● Aim of the task: Return each line containing "matplotlib".

● Provided material:
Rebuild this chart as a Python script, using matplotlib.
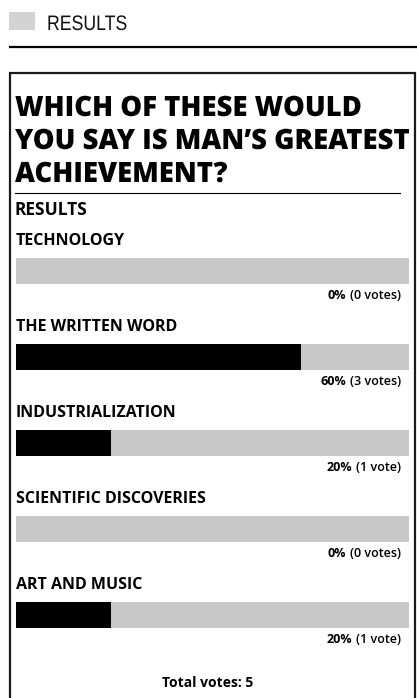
import matplotlib
matplotlib.use("Agg")
import matplotlib.pyplot as plt
from matplotlib.patches import Rectangle, PathPatch
from matplotlib.textpath import TextPath
from matplotlib.font_manager import FontProperties
from matplotlib.transforms import Affine2D

# poll data
options = ["TECHNOLOGY", "THE WRITTEN WORD", "INDUSTRIALIZATION",
           "SCIENTIFIC DISCOVERIES", "ART AND MUSIC"]
percents = [0, 60, 20, 0, 20]
votes = [0, 3, 1, 0, 1]
total_votes = 5
question = ["WHICH OF THESE WOULD", "YOU SAY IS MAN\u2019S GREATEST",
            "ACHIEVEMENT?"]
# value at the right end of the grey track, as rendered in the picture
track_max = 82.7

FONT = ["Open Sans", "DejaVu Sans"]
W, H = 417, 698
fig = plt.figure(figsize=(W / 100, H / 100), dpi=100)
fig.patch.set_facecolor("white")

# page decoration, pixel coordinates
page = fig.add_axes([0, 0, 1, 1])
page.set_xlim(0, W)
page.set_ylim(H, 0)
page.axis("off")


def squeezed_text(ax, s, x, baseline, size, sx, prop, color="black"):
    """Draw text as a path, narrowed horizontally by sx (y axis points down)."""
    tp = TextPath((0, 0), s, size=size, prop=prop)
    tr = Affine2D().scale(sx, -1).translate(x, baseline)
    ax.add_patch(PathPatch(tr.transform_path(tp), color=color, lw=0))
    return tp


page.add_patch(Rectangle((9, 12), 26, 18, color="#d3d3d3", lw=0))

# condensed header
hprop = FontProperties(family="Liberation Sans")
hw = TextPath((0, 0), "RESULTS", size=21, prop=hprop).get_extents().width
squeezed_text(page, "RESULTS", 47, 30, 21, 78 / hw, hprop, "#111111")

page.plot([9, W], [46.5, 46.5], color="black", lw=1.6, solid_capstyle="butt")

# poll box
page.plot([10, 10, 415, 415], [H + 5, 73, 73, H + 5], color="#1a1a1a",
          lw=1.6, solid_joinstyle="miter")

# question, narrowed so the longest line fits the box
tprop = FontProperties(family="Open Sans", weight="heavy")
tsize = 28
widest = max(TextPath((0, 0), s, size=tsize, prop=tprop).get_extents().width
             for s in question)
tsx = min(1.0, 394 / widest)
for k, line in enumerate(question):
    squeezed_text(page, line, 15, 116 + 33 * k, tsize, tsx, tprop)

page.plot([15, 400], [193, 193], color="black", lw=0.8)
page.text(15, 210, "RESULTS", fontsize=12.5, fontweight="bold",
          family=FONT, va="center", ha="left")

# bars
ax = fig.add_axes([16 / W, 1 - 658 / H, 393 / W, 430 / H])
ax.set_xlim(0, track_max)
ax.set_ylim(len(options) - 0.5, -0.5)
ax.axis("off")

pos = list(range(len(options)))
ax.barh(pos, [track_max] * len(options), height=0.31, left=0,
        color="#c8c8c8", lw=0)
ax.barh(pos, percents, height=0.31, left=0, color="black", lw=0)

ytr = ax.get_yaxis_transform()
for i, (name, p, v) in enumerate(zip(options, percents, votes)):
    ax.text(0, i - 0.35, name, transform=ytr, fontsize=11.5,
            fontweight="bold", family=FONT, va="center", ha="left")
    word = "vote" if v == 1 else "votes"
    vt = ax.text(0.98, i + 0.29, f"({v} {word})", transform=ytr,
                 fontsize=9, fontweight="semibold", family=FONT,
                 va="center", ha="right")
    ax.annotate(f"{p}%", xy=(0, 0.5), xycoords=vt, xytext=(-3, 0),
                textcoords="offset points", fontsize=9, fontweight="bold",
                family=FONT, va="center", ha="right")

page.text(208, 683, f"Total votes: {total_votes}", fontsize=10,
          fontweight="bold", family=FONT, va="center", ha="center")

fig.savefig("out.png", dpi=100)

● Finished answer:
Rebuild this chart as a Python script, using matplotlib.
import matplotlib
matplotlib.use("Agg")
import matplotlib.pyplot as plt
from matplotlib.patches import Rectangle, PathPatch
from matplotlib.textpath import TextPath
from matplotlib.font_manager import FontProperties
from matplotlib.transforms import Affine2D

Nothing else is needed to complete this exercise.